Capacitors, Entropy & Energy Loss

[RobinSky]

I was thinking of this following example:

Consider you charge a capacitor to its max with a battery, now replace the battery with a light bulb for example. The capacitor is starting to lose all the energy it had stored, is this a result due to entropy?
I mean I've learned that an increase in entropy is a natural process, and for me, when the capacitor is losing it's energy, the system gets an increase in entropy, right? Same goes with common batteries, leave them to be (whether in use or not), and after enough time they are not usable anymore. So is it okay to see this as a result due to entropy?

Regards, Robin.

 

[RobinSky]

None? :/

 

[IsometricPion]

Entropy is defined as kln(Ω) where k is Boltzmann's constant, ln() is the natural logarithm function, and Ω is the number of different ways that a system can have particular values of whatever properties one is concerned with (i.e., the ones you are measuring).

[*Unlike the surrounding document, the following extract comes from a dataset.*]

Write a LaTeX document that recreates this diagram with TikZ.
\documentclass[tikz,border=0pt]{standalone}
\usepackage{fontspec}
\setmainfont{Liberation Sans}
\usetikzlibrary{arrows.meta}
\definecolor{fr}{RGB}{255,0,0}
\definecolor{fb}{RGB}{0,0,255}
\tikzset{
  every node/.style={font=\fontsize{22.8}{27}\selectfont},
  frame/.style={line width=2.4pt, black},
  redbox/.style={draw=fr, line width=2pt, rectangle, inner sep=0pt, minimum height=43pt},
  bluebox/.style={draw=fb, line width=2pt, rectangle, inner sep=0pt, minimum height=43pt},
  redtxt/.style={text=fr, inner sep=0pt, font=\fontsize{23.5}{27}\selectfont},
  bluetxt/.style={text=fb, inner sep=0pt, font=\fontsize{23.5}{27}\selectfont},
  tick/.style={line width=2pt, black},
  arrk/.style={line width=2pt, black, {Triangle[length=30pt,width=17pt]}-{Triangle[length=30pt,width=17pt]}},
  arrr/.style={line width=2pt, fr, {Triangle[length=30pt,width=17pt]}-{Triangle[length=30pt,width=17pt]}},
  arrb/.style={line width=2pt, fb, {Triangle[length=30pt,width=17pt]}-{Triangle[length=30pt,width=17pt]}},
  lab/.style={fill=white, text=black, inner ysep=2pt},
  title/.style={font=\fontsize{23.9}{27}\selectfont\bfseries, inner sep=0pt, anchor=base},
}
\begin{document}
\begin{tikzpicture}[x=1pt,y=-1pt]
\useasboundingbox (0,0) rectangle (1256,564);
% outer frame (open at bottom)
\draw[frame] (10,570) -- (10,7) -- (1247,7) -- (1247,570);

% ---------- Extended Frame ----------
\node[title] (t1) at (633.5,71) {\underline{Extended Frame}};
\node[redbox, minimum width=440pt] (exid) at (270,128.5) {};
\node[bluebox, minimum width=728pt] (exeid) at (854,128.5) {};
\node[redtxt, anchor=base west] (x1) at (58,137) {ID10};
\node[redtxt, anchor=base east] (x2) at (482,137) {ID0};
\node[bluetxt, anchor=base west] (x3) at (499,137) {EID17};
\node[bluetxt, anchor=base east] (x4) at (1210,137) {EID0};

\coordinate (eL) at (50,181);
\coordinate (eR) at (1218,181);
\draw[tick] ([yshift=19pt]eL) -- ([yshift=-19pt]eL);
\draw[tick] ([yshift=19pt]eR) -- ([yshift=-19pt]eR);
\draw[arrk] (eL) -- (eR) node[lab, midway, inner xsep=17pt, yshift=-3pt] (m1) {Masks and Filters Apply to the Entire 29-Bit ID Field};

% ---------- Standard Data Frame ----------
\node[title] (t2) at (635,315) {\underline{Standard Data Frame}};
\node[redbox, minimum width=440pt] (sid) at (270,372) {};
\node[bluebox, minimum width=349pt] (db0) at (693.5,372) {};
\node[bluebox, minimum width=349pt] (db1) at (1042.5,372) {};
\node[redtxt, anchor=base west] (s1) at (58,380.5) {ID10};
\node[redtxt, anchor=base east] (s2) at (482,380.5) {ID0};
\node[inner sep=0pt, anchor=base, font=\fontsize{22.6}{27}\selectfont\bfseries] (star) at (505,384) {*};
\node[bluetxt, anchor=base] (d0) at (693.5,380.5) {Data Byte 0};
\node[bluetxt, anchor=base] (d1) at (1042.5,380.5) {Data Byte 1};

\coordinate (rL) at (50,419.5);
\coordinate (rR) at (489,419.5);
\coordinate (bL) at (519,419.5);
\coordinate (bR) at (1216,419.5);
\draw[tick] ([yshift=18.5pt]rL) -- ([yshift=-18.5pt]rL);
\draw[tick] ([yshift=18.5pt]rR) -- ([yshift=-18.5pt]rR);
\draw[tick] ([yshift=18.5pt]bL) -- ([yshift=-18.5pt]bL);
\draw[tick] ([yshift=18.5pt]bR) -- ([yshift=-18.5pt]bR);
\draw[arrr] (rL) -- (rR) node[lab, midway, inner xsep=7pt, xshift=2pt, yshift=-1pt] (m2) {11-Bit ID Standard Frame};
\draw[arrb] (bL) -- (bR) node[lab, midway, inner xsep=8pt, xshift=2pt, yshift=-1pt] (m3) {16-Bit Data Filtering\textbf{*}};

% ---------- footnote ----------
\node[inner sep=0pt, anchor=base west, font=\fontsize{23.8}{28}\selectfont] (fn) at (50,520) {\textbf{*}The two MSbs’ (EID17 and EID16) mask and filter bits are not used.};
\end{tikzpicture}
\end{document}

While I imagine that the thermodynamic tendency to increase entropy could contribute the current produced when the battery is replaced, I would think that the electromagnetic forces involved would dominate under ordinary circumstances. That is, the attraction of opposite charges (the opposing surfaces in a capacitor are oppositely charged) is the main cause of the motion of the electrons.

 

[kmarinas86]

I was thinking of this following example:

Consider you charge a capacitor to its max with a battery, now replace the battery with a light bulb for example. The capacitor is starting to lose all the energy it had stored, is this a result due to entropy?

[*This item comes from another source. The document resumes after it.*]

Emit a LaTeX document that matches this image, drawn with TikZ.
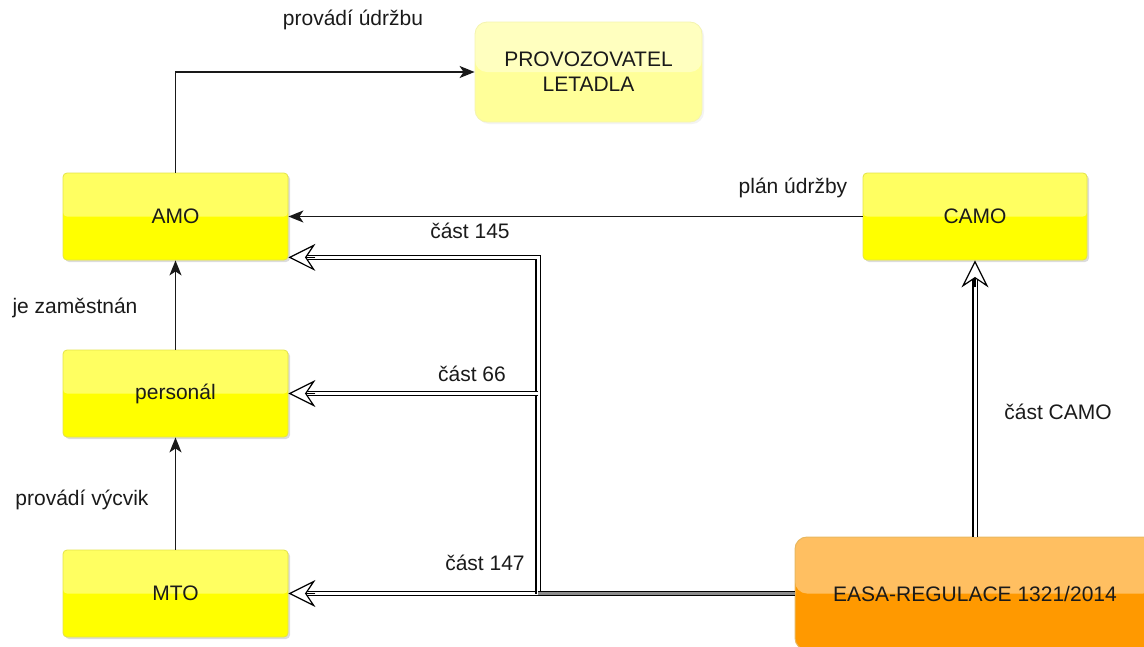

The energy given off by the capacitor is not identical to the actual loss of energy. The actual loss of energy depends on how much energy was dissipated as resistance. Part of the resistance can be in the capacitor, and the most of the rest is dissipated in other parts of the circuit.

I mean I've learned that an increase in entropy is a natural process, and for me, when the capacitor is losing it's energy, the system gets an increase in entropy, right?

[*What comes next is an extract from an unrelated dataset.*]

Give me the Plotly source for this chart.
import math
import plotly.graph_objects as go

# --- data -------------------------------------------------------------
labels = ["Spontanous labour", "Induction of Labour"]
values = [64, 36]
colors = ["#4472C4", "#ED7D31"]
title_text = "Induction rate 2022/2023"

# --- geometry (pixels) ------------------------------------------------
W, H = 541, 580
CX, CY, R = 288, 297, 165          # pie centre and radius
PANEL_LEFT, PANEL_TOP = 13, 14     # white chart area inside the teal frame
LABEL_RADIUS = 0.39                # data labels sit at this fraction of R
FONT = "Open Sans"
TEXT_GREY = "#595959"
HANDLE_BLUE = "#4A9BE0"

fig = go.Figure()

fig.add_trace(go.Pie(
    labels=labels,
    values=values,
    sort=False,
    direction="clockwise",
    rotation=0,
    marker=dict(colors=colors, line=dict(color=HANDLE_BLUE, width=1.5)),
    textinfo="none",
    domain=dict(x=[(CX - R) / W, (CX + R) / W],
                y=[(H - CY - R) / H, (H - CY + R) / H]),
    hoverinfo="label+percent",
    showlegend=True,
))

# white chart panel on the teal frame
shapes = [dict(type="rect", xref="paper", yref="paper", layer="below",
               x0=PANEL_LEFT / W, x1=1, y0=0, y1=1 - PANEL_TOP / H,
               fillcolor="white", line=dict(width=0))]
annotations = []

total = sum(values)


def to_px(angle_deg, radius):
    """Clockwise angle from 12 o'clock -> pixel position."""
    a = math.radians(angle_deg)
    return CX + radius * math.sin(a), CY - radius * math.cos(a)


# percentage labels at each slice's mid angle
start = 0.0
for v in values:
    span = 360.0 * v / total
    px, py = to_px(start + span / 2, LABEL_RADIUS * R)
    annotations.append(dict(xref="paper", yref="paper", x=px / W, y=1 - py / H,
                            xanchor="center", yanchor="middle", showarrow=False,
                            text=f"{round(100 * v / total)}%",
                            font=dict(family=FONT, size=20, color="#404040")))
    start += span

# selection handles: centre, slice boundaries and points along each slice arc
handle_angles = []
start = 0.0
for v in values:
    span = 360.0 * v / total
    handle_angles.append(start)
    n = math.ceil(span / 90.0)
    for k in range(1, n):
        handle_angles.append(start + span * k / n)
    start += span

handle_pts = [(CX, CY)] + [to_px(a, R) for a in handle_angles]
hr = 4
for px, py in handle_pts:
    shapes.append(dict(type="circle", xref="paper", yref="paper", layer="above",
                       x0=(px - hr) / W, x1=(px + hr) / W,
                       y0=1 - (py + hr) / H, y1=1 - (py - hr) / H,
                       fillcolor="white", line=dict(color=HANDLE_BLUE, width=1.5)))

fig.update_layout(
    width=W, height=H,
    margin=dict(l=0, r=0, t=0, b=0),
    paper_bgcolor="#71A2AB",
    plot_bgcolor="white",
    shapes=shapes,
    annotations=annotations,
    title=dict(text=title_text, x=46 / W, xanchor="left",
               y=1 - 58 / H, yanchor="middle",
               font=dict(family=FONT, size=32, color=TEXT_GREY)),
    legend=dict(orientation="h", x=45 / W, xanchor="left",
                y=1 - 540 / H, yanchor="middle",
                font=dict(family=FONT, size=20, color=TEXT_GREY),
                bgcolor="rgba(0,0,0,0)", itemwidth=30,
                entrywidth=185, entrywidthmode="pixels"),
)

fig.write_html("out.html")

The entropy is based on energy losses that lead to a temperature change in the system. A positive change in entropy means a loss of energy and a drop of temperature for a system. You also have an energy increase and temperature rise for another system. It's the cooling process for one system and the heating process for another, that determines the entropy.

Same goes with common batteries, leave them to be (whether in use or not), and after enough time they are not usable anymore. So is it okay to see this as a result due to entropy?

Regards, Robin.

Entropy is the result of that, not the cause of that. Entropy is a description - not a mechanism.

 

[shpongle]

It's a very good question. Thanks, I learned a lot.

 

[RobinSky]

Thanks for the replies guys! I say, as the person above, I learned a lot! There might be a few more follow-up questions from me the comin' days though!

 

[Delta Kilo]

Entropy increase happens in the resistor (light bulb in this case), not in capacitor. If you connect inductor instead, you will get an LC-tank. The energy will oscillate back and forth between inductor and capacitor. Ideal LC tank would oscillate indefinitely and the entropy would stay the same. In the real world oscillations will eventually die out and the energy will be converted into heat (with corresponding increase in entropy) due to the resistance of the wires including those in the inductor and capacitor.

 

[RobinSky]

Ah! That was a good "analogy", thanks again for a good answer.